Les prescriptions imposant le versement de la dîme aux lieux de culte ont également joué un rôle important. Devenue obligatoire et générale à partir de Pépin le Bref et Charlemagne, la dîme a entraîné la nécessité de définir les zones de prélèvement affectées à chaque église.
La constitution de ressorts fiscaux pour le prélèvement de la dîme s'est accompagnée de leur identification progressive avec le bassin d'attraction du cimetière. Le rôle des tombes dans la fixation du souvenir explique sans doute qu'elles aient rempli une fonction de légitimation. L'inhumation dans le cimetière d'une église représentait une preuve de l'appartenance à la paroisse du lieu où le défunt avait vécu, et constituait par conséquent un titre pour revendiquer l'ensemble des droits paroissiaux qui en provenaient. Avant l'établissement des registres paroissiaux au 16e s., elles constituaient le seul enregistrement de l'affiliation des paroissiens et remplissaient la fonction probatoire qui sera celle du rôle de l'imposition au moment de la création des communes.

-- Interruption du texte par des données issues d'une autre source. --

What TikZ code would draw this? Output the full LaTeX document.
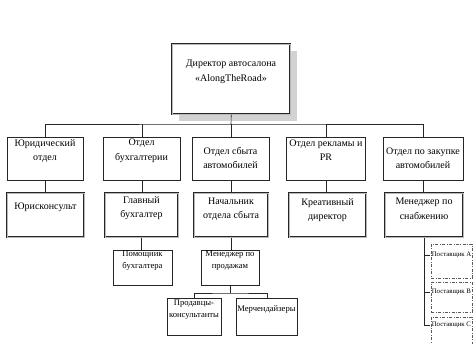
\documentclass[tikz,border=0pt]{standalone}
\usepackage{fontspec}
\setmainfont{Liberation Serif}
\begin{document}
\begin{tikzpicture}[x=1pt,y=-1pt,
  line width=0.6pt,
  plainbox/.style={draw=black!85,line width=0.6pt,fill=white,inner sep=0pt,anchor=north west},
  dblbox/.style={draw=black!85,line width=0.55pt,double=gray!55,double distance=1.1pt,fill=white,inner sep=0pt,anchor=north west},
  supbox/.style={draw=gray!70!black,line width=0.5pt,dash pattern=on 3pt off 1.5pt on 0.8pt off 1.5pt,inner sep=0pt,anchor=north west},
  tbig/.style={align=center,inner sep=0pt,font=\fontsize{10}{14.5}\selectfont},
  tmid/.style={align=center,inner sep=0pt,font=\fontsize{8.6}{12}\selectfont},
  tsmall/.style={anchor=west,inner sep=1.5pt,font=\fontsize{6.8}{8}\selectfont},
  conn/.style={draw=black!85,line width=0.6pt}
]
\useasboundingbox (0,0) rectangle (476,344);
\clip (0,0) rectangle (476,344);
\fill[white] (0,0) rectangle (476,344);

% top box with shadow
\fill[gray!35] (179,51) rectangle (297,121);
\node[dblbox,minimum width=118pt,minimum height=70pt] (dir) at (172,44) {};
\node[tbig] (dirt) at (231,72) {Директор автосалона\\«AlongTheRoad»};

% level 1
\node[plainbox,minimum width=76pt,minimum height=43pt] (la) at (7,137) {};
\node[plainbox,minimum width=77pt,minimum height=43pt] (lb) at (103,137) {};
\node[plainbox,minimum width=77pt,minimum height=43pt] (lc) at (192,137) {};
\node[plainbox,minimum width=79pt,minimum height=43pt] (ld) at (286,137) {};
\node[plainbox,minimum width=80pt,minimum height=43pt] (le) at (383,137) {};
\node[tbig] (lat) at (45,151) {Юридический\\отдел};
\node[tbig] (lbt) at (141.5,151) {Отдел\\бухгалтерии};
\node[tbig] (lct) at (230.5,158) {Отдел сбыта\\автомобилей};
\node[tbig] (ldt) at (326,150) {Отдел рекламы и\\PR};
\node[tbig] (let) at (423,158) {Отдел по закупке\\автомобилей};

% level 2
\node[dblbox,minimum width=77pt,minimum height=44pt] (ma) at (7,193) {};
\node[dblbox,minimum width=73pt,minimum height=44pt] (mb) at (105,193) {};
\node[dblbox,minimum width=74pt,minimum height=44pt] (mc) at (194,193) {};
\node[dblbox,minimum width=77pt,minimum height=44pt] (md) at (289,193) {};
\node[dblbox,minimum width=78pt,minimum height=44pt] (me) at (385,193) {};
\node[tbig] (mat) at (45.5,207) {Юрисконсульт};
\node[tbig] (mbt) at (141.5,208) {Главный\\бухгалтер};
\node[tbig] (mct) at (231,209) {Начальник\\отдела сбыта};
\node[tbig] (mdt) at (327.5,210) {Креативный\\директор};
\node[tbig] (met) at (424,209) {Менеджер по\\снабжению};

% level 3
\node[plainbox,minimum width=59pt,minimum height=35pt] (pa) at (113,250) {};
\node[plainbox,minimum width=58pt,minimum height=35pt] (pm) at (201,250) {};
\node[tmid] (pat) at (142.5,261) {Помощник\\бухгалтера};
\node[tmid] (pmt) at (230,261) {Менеджер по\\продажам};

% level 4
\node[plainbox,minimum width=54pt,minimum height=37pt] (qa) at (167,298) {};
\node[plainbox,minimum width=61pt,minimum height=37pt] (qb) at (236,298) {};
\node[tmid] (qat) at (194,310) {Продавцы-\\консультанты};
\node[tmid] (qbt) at (266.5,309) {Мерчендайзеры};

% suppliers
\node[supbox,minimum width=41pt,minimum height=34pt] (sa) at (431,244) {};
\node[supbox,minimum width=41pt,minimum height=30pt] (sb) at (431,282) {};
\node[supbox,minimum width=41pt,minimum height=34pt] (sc) at (431,317) {};
\node[tsmall] (sat) at (430,255) {Поставщик A};
\node[tsmall] (sbt) at (430,292) {Поставщик B};
\node[tsmall] (sct) at (430,325) {Поставщик C};

% connectors
\coordinate (bus) at (231,124);
\coordinate (bus2) at (230,293);
\draw[conn] (dir.south) -- (bus);
\draw[conn] (la.north) |- (bus) -| (le.north);
\draw[conn] (lb.north) -- (lb.north |- bus);
\draw[conn] (lc.north) -- (lc.north |- bus);
\draw[conn] (ld.north) -- (ld.north |- bus);

\draw[conn] (la.south) -- (la.south |- ma.north);
\draw[conn] (lb.south) -- (lb.south |- mb.north);
\draw[conn] (lc.south) -- (lc.south |- mc.north);
\draw[conn] (ld.south) -- (ld.south |- md.north);
\draw[conn] (le.south) -- (le.south |- me.north);

\draw[conn] (mb.south) -- (mb.south |- pa.north);
\draw[conn] (mc.south) -- (mc.south |- pm.north);

\draw[conn] (pm.south) -- (pm.south |- bus2);
\draw[conn] (qa.north) |- (bus2) -| (qb.north);

\draw[conn] (me.south) |- (sct.west);
\draw[conn] (sat.west) -- (sat.west -| me.south);
\draw[conn] (sbt.west) -- (sbt.west -| me.south);
\end{tikzpicture}
\end{document}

Les limites territoriales ont été définies progressivement, à la fois par les pratiques sociales et cultuelles des populations locales et par la rencontre ou le conflit avec d'autres pôles en expansion.
Il faut certainement admettre, au cours du Moyen Age et même des Temps modernes, la coexistence de zones de chevauchements territoriaux et de fragments de limites précisément tracées. Ceux-ci résultaient de conflits locaux qui avaient obligé les parties à composer, mais seul le tronçon contesté était ainsi rigidifié, et son existence n'impliquait nullement que l'ensemble du territoire paroissial soit aussi précisément dessiné.

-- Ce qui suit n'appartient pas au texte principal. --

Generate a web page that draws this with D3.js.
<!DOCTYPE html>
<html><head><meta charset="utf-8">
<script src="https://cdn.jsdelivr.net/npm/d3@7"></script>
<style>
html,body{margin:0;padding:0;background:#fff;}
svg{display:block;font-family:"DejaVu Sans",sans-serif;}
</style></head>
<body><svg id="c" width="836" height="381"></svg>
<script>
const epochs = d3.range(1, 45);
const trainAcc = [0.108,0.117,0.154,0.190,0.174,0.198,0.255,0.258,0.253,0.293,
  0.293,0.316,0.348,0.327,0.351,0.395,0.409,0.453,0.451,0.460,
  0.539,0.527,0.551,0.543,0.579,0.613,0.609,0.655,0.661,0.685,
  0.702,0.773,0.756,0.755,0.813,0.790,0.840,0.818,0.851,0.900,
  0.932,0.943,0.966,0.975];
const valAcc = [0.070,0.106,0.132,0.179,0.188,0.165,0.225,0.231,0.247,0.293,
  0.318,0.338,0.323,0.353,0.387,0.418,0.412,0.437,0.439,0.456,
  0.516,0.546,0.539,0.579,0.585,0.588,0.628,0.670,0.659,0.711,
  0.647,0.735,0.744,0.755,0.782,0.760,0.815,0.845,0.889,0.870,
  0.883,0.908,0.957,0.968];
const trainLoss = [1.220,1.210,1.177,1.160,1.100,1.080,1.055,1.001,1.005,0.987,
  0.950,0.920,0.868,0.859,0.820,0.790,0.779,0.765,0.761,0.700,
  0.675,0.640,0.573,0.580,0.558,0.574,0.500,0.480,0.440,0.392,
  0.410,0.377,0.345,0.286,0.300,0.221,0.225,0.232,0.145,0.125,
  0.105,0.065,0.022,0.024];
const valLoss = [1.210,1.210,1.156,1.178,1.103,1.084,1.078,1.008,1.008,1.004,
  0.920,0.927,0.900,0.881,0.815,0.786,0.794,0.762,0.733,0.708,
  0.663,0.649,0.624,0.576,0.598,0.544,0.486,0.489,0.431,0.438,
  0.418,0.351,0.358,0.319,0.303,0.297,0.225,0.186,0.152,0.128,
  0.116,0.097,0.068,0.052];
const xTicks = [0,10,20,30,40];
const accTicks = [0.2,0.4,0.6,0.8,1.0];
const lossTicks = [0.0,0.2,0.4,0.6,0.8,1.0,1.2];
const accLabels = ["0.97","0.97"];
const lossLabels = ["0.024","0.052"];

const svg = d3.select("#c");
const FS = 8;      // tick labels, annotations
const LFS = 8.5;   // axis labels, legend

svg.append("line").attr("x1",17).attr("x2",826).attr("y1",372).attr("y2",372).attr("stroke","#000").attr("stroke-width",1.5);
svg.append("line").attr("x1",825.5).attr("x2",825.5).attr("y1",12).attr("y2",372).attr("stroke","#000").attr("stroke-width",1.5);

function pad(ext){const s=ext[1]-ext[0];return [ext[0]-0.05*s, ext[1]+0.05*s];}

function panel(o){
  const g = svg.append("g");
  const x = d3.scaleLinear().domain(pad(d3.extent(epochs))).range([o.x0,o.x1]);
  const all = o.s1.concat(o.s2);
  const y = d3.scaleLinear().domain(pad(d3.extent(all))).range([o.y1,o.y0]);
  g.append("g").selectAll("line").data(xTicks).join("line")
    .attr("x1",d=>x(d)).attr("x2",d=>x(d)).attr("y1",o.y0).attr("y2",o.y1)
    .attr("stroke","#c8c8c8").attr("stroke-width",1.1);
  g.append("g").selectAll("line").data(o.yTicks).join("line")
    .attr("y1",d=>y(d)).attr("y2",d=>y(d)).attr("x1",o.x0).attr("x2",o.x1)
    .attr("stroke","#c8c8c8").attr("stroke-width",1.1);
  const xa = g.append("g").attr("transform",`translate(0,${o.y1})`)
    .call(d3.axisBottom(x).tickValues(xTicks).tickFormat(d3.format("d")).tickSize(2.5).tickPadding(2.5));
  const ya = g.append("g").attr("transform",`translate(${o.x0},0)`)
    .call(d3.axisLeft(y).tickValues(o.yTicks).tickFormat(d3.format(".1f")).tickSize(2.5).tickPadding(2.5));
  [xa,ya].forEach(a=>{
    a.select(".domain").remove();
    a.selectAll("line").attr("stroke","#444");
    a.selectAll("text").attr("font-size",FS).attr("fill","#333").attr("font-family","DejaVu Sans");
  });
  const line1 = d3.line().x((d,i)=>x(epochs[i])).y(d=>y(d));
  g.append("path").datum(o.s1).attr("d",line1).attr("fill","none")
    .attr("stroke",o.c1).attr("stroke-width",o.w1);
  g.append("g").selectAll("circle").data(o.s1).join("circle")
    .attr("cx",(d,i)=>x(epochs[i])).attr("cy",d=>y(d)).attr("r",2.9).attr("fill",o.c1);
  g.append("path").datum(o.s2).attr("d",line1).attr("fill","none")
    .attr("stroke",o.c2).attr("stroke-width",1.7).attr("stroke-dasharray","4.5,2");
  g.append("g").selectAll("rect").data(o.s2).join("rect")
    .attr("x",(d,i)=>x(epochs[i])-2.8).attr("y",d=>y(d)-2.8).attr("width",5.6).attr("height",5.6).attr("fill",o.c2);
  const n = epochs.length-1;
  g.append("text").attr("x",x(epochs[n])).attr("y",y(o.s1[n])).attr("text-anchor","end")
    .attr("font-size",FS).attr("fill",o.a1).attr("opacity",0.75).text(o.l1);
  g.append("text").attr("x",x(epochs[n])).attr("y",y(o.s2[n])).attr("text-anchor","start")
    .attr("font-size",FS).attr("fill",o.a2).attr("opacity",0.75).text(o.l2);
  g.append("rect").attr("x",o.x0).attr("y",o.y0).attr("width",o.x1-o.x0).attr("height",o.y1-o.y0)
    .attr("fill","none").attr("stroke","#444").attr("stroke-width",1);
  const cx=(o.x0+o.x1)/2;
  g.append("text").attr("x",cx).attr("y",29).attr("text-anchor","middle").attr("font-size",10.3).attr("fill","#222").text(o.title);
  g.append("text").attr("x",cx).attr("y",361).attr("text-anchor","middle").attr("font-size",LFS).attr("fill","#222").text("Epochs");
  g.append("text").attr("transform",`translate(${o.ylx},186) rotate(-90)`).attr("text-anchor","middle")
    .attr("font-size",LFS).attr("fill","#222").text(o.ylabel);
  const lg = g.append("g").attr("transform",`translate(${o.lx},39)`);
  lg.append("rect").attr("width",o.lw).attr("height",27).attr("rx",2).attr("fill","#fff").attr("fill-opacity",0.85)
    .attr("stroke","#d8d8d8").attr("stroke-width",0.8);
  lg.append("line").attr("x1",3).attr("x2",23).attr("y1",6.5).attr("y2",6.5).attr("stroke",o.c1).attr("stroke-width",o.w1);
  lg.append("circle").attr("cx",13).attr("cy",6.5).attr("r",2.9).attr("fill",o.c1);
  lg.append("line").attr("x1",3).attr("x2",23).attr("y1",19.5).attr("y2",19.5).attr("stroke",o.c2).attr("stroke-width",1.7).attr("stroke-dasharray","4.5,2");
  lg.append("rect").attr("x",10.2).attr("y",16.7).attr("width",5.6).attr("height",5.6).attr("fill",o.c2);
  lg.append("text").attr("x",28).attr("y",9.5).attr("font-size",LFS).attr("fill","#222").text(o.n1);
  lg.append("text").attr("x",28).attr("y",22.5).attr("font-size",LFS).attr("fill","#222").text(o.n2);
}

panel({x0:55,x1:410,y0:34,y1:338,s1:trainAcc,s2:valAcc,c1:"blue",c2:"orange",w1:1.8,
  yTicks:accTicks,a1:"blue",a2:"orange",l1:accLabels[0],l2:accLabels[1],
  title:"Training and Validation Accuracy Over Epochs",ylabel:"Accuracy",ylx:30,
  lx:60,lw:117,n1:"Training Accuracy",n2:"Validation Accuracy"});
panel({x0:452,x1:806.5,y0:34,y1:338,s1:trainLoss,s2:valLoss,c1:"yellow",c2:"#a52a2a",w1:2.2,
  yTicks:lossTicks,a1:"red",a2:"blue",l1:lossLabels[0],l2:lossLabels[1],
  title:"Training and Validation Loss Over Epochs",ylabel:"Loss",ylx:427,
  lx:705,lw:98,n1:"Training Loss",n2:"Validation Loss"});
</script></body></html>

Les tracés sont parfois restés flous jusqu'à la Révolution : lors de la création des communes en 1790, il a fallu parfois de longues enquêtes nécessitant le recours au témoignage des anciens pour fixer les bornes, et certaines zones de communaux, comme les Landes de Saint-Martin, étaient encore extérieures au réseau paroissial à cette date. Le nombre de bornes nécessaires à la délimitation des communes permet d'évaluer le caractère plus ou moins défini des limites territoriales. Selon un état du 10/9/1805, si Pocé et Rivarennes n'avaient pas besoin de bornes, qu'il n'en fallait que deux à Notre-Dame d'Oé et trois pour Abilly, Montreuil et Saint-Ouen en nécessitaient quatorze, Charentilly dix-huit, Neuville vingt, Seuilly trente-huit et Villiers-au-Bouin trente-neuf. Il en a fallu quatre-vingt quatre pour les landes de Saint-Martin (GORRY 2008).